Copy each line that contains the word "React".

* * * * * * * * *

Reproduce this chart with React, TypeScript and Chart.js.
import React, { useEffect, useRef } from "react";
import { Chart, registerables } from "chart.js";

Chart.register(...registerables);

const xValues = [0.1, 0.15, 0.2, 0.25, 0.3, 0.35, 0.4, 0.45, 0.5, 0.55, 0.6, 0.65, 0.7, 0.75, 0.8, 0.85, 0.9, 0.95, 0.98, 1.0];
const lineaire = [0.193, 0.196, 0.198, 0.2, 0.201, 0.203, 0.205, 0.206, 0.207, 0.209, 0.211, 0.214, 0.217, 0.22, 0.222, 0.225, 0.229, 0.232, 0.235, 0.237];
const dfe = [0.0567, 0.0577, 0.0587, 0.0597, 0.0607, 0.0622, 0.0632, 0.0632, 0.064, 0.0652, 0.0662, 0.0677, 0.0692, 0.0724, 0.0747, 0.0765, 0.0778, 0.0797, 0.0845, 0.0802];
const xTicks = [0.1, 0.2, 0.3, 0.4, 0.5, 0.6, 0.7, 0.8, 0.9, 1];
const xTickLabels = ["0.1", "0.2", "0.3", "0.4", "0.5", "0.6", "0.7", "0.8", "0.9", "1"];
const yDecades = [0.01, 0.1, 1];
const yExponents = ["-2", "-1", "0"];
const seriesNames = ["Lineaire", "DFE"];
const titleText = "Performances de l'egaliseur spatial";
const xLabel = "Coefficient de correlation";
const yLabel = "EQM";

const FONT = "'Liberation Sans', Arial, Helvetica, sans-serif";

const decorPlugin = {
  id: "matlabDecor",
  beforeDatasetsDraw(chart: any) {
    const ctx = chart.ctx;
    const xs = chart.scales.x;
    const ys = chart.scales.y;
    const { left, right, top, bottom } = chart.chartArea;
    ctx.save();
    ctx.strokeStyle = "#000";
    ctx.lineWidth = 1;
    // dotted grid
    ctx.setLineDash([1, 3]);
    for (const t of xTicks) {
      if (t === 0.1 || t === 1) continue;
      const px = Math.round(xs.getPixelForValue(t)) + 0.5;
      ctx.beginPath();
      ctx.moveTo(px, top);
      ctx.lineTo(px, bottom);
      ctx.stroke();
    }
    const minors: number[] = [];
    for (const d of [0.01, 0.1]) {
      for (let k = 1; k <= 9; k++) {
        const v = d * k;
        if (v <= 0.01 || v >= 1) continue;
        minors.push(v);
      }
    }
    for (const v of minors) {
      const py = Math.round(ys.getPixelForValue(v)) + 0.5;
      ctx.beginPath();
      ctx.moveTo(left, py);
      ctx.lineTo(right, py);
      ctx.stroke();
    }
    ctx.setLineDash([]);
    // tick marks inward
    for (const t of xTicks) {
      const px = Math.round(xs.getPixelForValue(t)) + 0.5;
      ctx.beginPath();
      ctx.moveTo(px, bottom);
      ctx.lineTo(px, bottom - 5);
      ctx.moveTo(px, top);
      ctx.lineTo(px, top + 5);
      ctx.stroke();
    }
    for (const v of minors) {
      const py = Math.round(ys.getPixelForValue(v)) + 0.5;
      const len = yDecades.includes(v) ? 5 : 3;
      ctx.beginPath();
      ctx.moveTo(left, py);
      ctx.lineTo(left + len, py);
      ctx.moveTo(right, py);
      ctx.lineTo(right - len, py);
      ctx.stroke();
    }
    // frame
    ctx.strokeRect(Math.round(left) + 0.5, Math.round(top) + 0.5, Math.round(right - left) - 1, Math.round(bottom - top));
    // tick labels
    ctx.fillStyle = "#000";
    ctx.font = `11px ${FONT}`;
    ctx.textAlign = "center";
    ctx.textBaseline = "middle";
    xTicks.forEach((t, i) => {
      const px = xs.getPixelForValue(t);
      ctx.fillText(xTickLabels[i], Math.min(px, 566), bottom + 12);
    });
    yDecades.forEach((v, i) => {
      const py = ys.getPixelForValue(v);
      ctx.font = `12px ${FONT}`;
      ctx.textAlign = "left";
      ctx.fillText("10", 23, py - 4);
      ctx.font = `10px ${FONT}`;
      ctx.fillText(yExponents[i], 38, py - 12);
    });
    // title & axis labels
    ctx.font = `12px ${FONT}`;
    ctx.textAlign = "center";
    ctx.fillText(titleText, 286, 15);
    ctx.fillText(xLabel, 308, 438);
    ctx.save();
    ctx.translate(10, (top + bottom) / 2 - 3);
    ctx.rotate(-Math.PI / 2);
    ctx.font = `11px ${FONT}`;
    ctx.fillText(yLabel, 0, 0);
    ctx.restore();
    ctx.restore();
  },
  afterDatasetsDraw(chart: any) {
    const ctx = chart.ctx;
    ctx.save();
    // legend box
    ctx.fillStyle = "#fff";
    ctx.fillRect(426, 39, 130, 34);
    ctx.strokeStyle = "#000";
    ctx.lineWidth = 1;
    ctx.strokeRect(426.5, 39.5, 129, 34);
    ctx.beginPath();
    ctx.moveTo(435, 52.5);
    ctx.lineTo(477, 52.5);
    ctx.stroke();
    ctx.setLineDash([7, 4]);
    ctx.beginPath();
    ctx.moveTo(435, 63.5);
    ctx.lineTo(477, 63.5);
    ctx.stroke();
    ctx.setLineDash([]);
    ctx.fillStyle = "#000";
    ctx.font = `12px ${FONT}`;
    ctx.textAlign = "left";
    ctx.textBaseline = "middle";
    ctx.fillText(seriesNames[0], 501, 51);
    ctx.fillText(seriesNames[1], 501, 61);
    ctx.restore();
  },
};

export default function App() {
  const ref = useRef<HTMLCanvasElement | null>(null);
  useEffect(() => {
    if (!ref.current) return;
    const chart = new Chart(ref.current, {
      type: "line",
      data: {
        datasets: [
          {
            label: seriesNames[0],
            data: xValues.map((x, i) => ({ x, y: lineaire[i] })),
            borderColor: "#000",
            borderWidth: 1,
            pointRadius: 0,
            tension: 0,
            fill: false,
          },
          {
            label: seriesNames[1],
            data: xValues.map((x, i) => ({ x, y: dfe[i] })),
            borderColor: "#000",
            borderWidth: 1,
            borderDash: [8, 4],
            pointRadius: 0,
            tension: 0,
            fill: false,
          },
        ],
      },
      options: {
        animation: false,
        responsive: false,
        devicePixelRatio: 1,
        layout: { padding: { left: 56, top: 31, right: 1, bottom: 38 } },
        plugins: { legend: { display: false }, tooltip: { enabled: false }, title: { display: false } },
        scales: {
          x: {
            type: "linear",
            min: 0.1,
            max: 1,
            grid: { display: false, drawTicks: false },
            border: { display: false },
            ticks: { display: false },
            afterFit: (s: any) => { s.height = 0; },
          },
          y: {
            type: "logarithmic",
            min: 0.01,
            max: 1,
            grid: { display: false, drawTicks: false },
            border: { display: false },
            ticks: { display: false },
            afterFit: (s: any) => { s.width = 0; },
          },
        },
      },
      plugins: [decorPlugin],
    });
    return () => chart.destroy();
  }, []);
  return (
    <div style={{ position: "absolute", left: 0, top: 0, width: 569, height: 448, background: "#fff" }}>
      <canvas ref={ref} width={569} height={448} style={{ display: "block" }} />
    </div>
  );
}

* * * * * * * * *

* _SOLUTION TO THIS TASK_
Reproduce this chart with React, TypeScript and Chart.js.
import React, { useEffect, useRef } from "react";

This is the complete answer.